University Hosts Regional Program that Inspires Girls and Young Women to become Technology Entrepreneurs
Carleton University opened its new Accelerator for student entrepreneurs on Saturday, Jan. 17 as it hosted 45 girls and young women, between the ages of 10 and 18, for App Development Day to kick off the Technovation Challenge.
The Accelerator is Carleton’s latest contribution to an extensive suite of entrepreneurship initiatives – a state-of-the-art facility for students working to launch and grow their businesses. It is fitting that its first project is hosting the Technovation Challenge, an intensive three-month curriculum that leads teams of young women through the process of imagining, designing and developing mobile apps and then pitching their startup businesses.
“Carleton is delighted to support the effort to bring the Technovation Challenge to Ottawa,” said President Roseann O’Reilly Runte. “We are committed to increasing the number of young women in technology and entrepreneurship.’’

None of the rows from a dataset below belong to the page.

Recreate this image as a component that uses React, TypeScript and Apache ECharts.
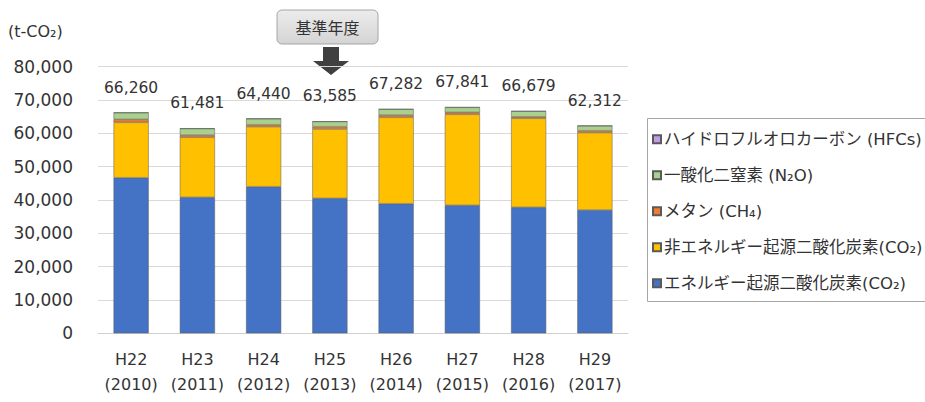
import React, { useEffect, useRef } from "react";
import * as echarts from "echarts";

const categories = ["H22\n(2010)", "H23\n(2011)", "H24\n(2012)", "H25\n(2013)", "H26\n(2014)", "H27\n(2015)", "H28\n(2016)", "H29\n(2017)"];
const energyCO2 = [46700, 40800, 44000, 40500, 38900, 38400, 37800, 37000];
const nonEnergyCO2 = [16600, 18000, 18000, 20800, 25900, 27300, 26700, 23200];
const methane = [900, 700, 600, 700, 700, 600, 500, 600];
const n2o = [2000, 1931, 1790, 1535, 1732, 1491, 1629, 1462];
const hfcs = [60, 50, 50, 50, 50, 50, 50, 50];
const totals = [66260, 61481, 64440, 63585, 67282, 67841, 66679, 62312];
const yTicks = { min: 0, max: 80000, interval: 10000 };

const seriesNames = {
  energy: "エネルギー起源二酸化炭素(CO₂)",
  nonEnergy: "非エネルギー起源二酸化炭素(CO₂)",
  ch4: "メタン (CH₄)",
  n2o: "一酸化二窒素 (N₂O)",
  hfc: "ハイドロフルオロカーボン (HFCs)",
};

const FONT = "'DejaVu Sans', 'Noto Sans CJK JP', sans-serif";
const fmt = (v: number) => v.toLocaleString("en-US");

export default function App() {
  const ref = useRef<HTMLDivElement>(null);
  useEffect(() => {
    if (!ref.current) return;
    const chart = echarts.init(ref.current, null, { renderer: "svg" });
    const border = { borderColor: "#5a5a5a", borderWidth: 0.5 };
    const barBase = { type: "bar", stack: "total", barWidth: "53%" };
    chart.setOption({
      animation: false,
      backgroundColor: "#ffffff",
      textStyle: { fontFamily: FONT },
      grid: { left: 98, right: 297, top: 66.7, bottom: 68.7, containLabel: false },
      legend: {
        orient: "vertical",
        left: 652,
        top: 131,
        itemWidth: 8,
        itemHeight: 8,
        itemGap: 19.5,
        icon: "rect",
        padding: 0,
        textStyle: { fontSize: 16.5, color: "#333333", fontFamily: FONT, padding: [0, 0, 0, -2] },
        data: [seriesNames.hfc, seriesNames.n2o, seriesNames.ch4, seriesNames.nonEnergy, seriesNames.energy],
      },
      xAxis: {
        type: "category",
        data: categories,
        axisLine: { lineStyle: { color: "#d0d0d0", width: 1 } },
        axisTick: { show: false },
        axisLabel: { interval: 0, color: "#333333", fontSize: 16, lineHeight: 25, margin: 14, fontFamily: FONT },
      },
      yAxis: {
        type: "value",
        min: yTicks.min,
        max: yTicks.max,
        interval: yTicks.interval,
        axisLine: { show: false },
        axisTick: { show: false },
        splitLine: { lineStyle: { color: "#d9d9d9", width: 1 } },
        axisLabel: { color: "#333333", fontSize: 17, margin: 25, formatter: (v: number) => fmt(v), fontFamily: FONT },
      },
      graphic: [
        {
          type: "text",
          left: 8,
          top: 23,
          style: { text: "(t-CO₂)", fontSize: 16, fill: "#333333", fontFamily: FONT },
        },
        {
          type: "rect",
          shape: { x: 277, y: 10, width: 101, height: 34, r: 5 },
          style: {
            fill: new echarts.graphic.LinearGradient(0, 0, 0, 1, [
              { offset: 0, color: "#ececec" },
              { offset: 1, color: "#d4d4d4" },
            ]),
            stroke: "#a6a6a6",
            lineWidth: 1,
          },
        },
        {
          type: "text",
          x: 327.5,
          y: 27,
          style: { text: "基準年度", fontSize: 16, fill: "#333333", fontFamily: "'Noto Sans CJK JP', sans-serif", align: "center", verticalAlign: "middle" },
        },
        {
          type: "polygon",
          shape: { points: [[323, 47], [339, 47], [339, 61], [349, 61], [331, 75], [313, 61], [323, 61]] },
          style: { fill: "#404040" },
        },
        {
          type: "rect",
          shape: { x: 647.5, y: 118.5, width: 300, height: 183 },
          style: { fill: "none", stroke: "#a6a6a6", lineWidth: 1 },
        },
      ],
      series: [
        { ...barBase, name: seriesNames.energy, data: energyCO2, itemStyle: { color: "#4472C4", ...border } },
        { ...barBase, name: seriesNames.nonEnergy, data: nonEnergyCO2, itemStyle: { color: "#FFC000", ...border } },
        { ...barBase, name: seriesNames.ch4, data: methane, itemStyle: { color: "#ED7D31", ...border } },
        { ...barBase, name: seriesNames.n2o, data: n2o, itemStyle: { color: "#A9D18E", ...border } },
        {
          ...barBase,
          name: seriesNames.hfc,
          data: hfcs,
          itemStyle: { color: "#C39BE8", ...border },
          label: {
            show: true,
            position: "top",
            distance: 17,
            fontSize: 15.5,
            color: "#333333",
            fontFamily: FONT,
            formatter: (p: any) => fmt(totals[p.dataIndex]),
          },
        },
      ],
    });
    return () => chart.dispose();
  }, []);
  return <div ref={ref} style={{ position: "fixed", left: 0, top: 0, width: 925, height: 402 }} />;
}
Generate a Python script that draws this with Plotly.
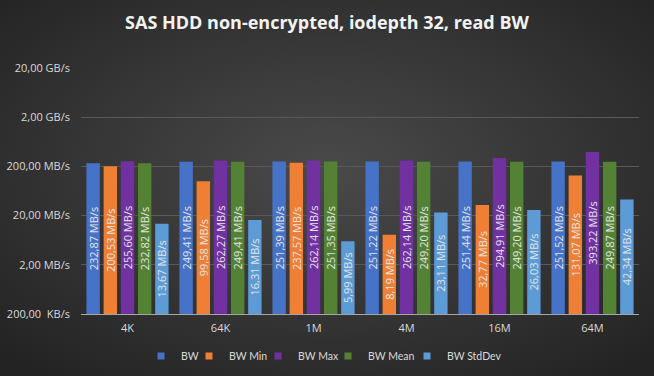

The Technovation Challenge is run by Iridescent, a not-for-profit group in California with a mission to inspire and educate girls and women to solve real-world problems through technology. The contest has been running for five years, and last year it attracted participation from 45 different countries.
The Ottawa Chapter of Women Powering Technology, a not-for-profit created to inspire, support and empower women in technology, brought the Technovation Challenge to Ottawa.
“The goal of the Technovation Challenge is to address the issue that women are vastly underrepresented in technology and entrepreneurship,” said Jennifer Francis, principal of Cafe Noir Consulting. “We have partnered with Carleton University’s Technology Innovation Management (TIM) program, IBM and Shopify, as well as the Ottawa Carleton District School Board, in order to create an Ottawa regional program.”
Carleton has a history of innovation and collaborating with the private and public sectors to promote economic development and sustainability of communities. We have long embraced the need to mentor people with innovative ideas. For the past decade, we have been leaders in encouraging and facilitating entrepreneurship among our students and alumni, and within the community.
Our award-winning programs include Lead to Win and Global Start, which have helped launch hundreds of technology companies. Our academic programs at the graduate level include the Technology Innovation Management (TIM) program, which helps talented individuals with engineering, science, and business degrees launch and grow technology companies. The Sprott School of Business offers aMinor in Entrepreneurship and the Bachelor of Commerce (BCom) Entrepreneurship concentration.
Carleton has launched more than 185 startups since 2010. In 2012, R&D projects at Carleton generated more than $1.8 million in commercial activity.